Does anyone have any further idea how module U4 and U5 are used ?Or how should I test it?
Thank you
Can you post the code you use for the memory testing? Is it running on the same computer, or is it on another machine and using JTAG?
If it was running on the same computer and the cpu has an MMU, it might be doing address translation. If you allocate memory on Linux it doesn't map it to physical memory until you write to it. If you allocate a big piece of memory and just write to the end of it, LInux might remap that piece to the beginning of physical memory. To get around this, write 0 to every address in your memory allocation before you do anything else.
Some embedded linux systems have a command called devmem or devmem2 which bypasses address translation and writes directly to physical memory locations. If you use it you have to be very very careful because if you accidentally write to an address that Linux is using it will crash. JTAG should also bypass the address translation I think (but I've never used it so I don't know for sure)
Thank you for your reply.
I use JTAG, so there should not be any address translation.Besides I use DMA( direct memory access) with JTAG.
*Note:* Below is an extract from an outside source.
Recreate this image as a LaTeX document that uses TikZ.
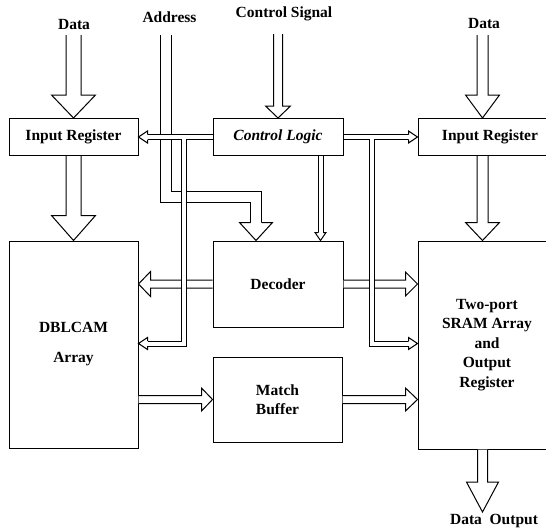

Yes what was true about U4 module, the same was with U5 module.
Do you have any idea what I should try now?
And why do you think U2 and U4 have its own clocks and U3 and U5 also ( but different from U2&U4)?
Thanks
Try every address in the 32-bit address space. U4 and U5 must be in there somewhere.
Do you know if the ram is single data rate or double data rate? If it is DDR it could happen for example that U2 has addresses 4 and 12, but address 4 gets written very very quickly before address 12 and you didn't see it (it would be there for less than half a clock).
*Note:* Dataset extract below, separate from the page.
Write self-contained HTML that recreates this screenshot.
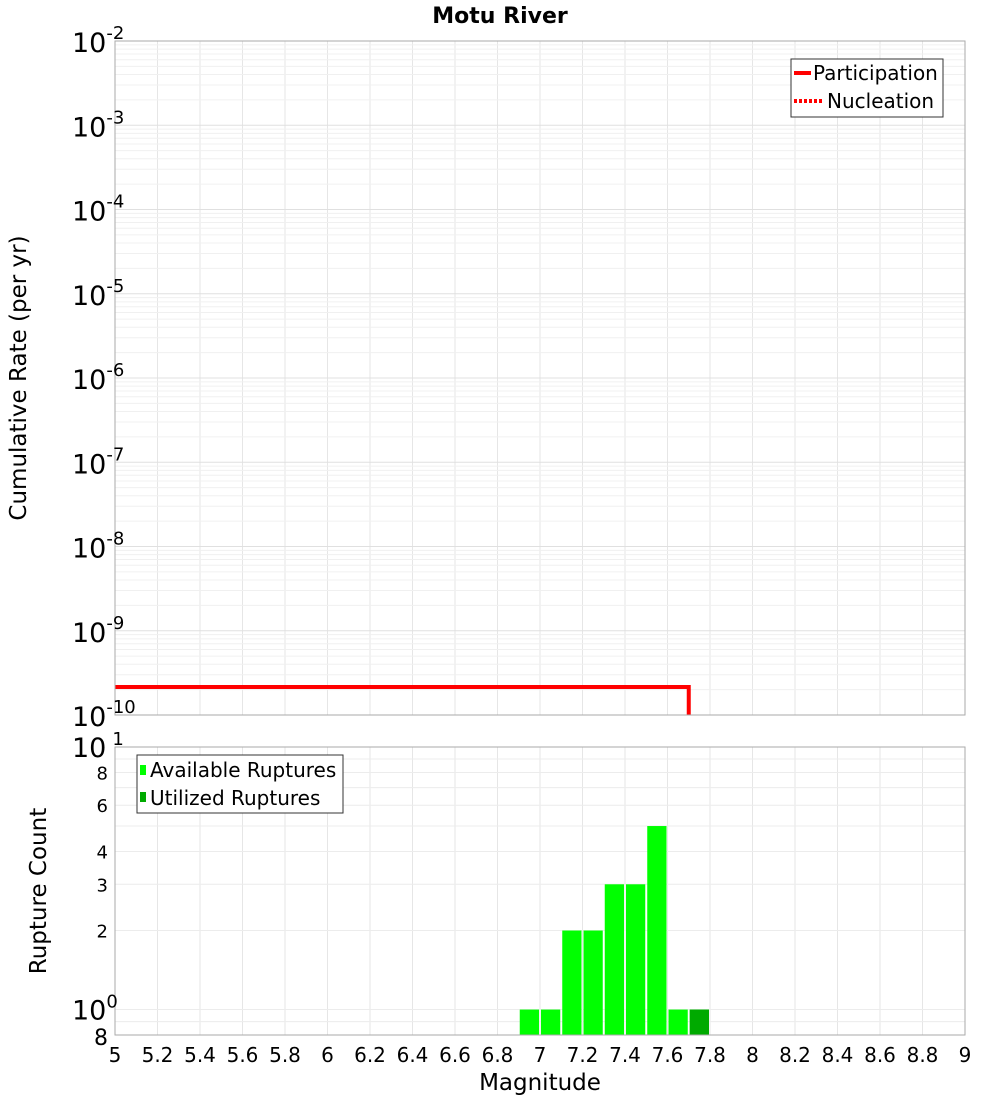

The clocks to U3 and U5 could be the same as U2 and U4 but buffered (it's not good to have one clock signal driving too many things without buffers). Or it could be 90 degrees out of phase, so that the CPU can write to U3 then write to U2 a quarter of a clock later (and if it is DDR, it could write to U3 again after half a clock then U2 after 3/4 of clock)
Try every address in the 32-bit address space. U4 and U5 must be in there somewhere.
Do you mean I should use 232 addresses?
Do you know if the ram is single data rate or double data rate?
The datasehhet says:
• Double-data-rate architecture; two data transfers per clock cycle
• Bidirectional data strobe [DQS] (x4,x8) & [L(U)DQS] (x16)
• Four banks operation
• Differential clock inputs(CK and CK)
And yes,it is DDR SDRAM
If it is DDR it could happen for example that U2 has addresses 4 and 12, but address 4 gets written very very quickly before address 12 and you didn't see it (it would be there for less than half a clock).
Do you mean that it writes to different modules for the same address?
The clocks to U3 and U5 could be the same as U2 and U4 but buffered (it's not good to have one clock signal driving too many things without buffers). Or it could be 90 degrees out of phase, so that the CPU can write to U3 then write to U2 a quarter of a clock later (and if it is DDR, it could write to U3 again after half a clock then U2 after 3/4 of clock)
The CPU datasheet marks clocks the same. Only as DDR DRAM clocks - both for U2/U4 and U3/U5. But if one clock does not work( e.g by disconnecting clock from the memory - either from U2/U4 or U3/U5,) the device itself does not start at all. ( CPU does not execute any further program from BIOS).Is that because it is interleaved mode for the SDRAM used?
Thank you for help
Try every address in the 32-bit address space. U4 and U5 must be in there somewhere.
Do you mean I should use 232 addresses?
Yes, try every address there is. There must be some addresses where U4 and U5 are.
Also, try to find the highest addresses for U2 and U3. Then you might find addresses for U4 and U5 after that.
If it is DDR it could happen for example that U2 has addresses 4 and 12, but address 4 gets written very very quickly before address 12 and you didn't see it (it would be there for less than half a clock).
Do you mean that it writes to different modules for the same address?
No, it writes to the same module for two different addresses, but it writes the first one so quickly that you won't see it unless you have a very fast logic analyser. That might be why you can't find address 16.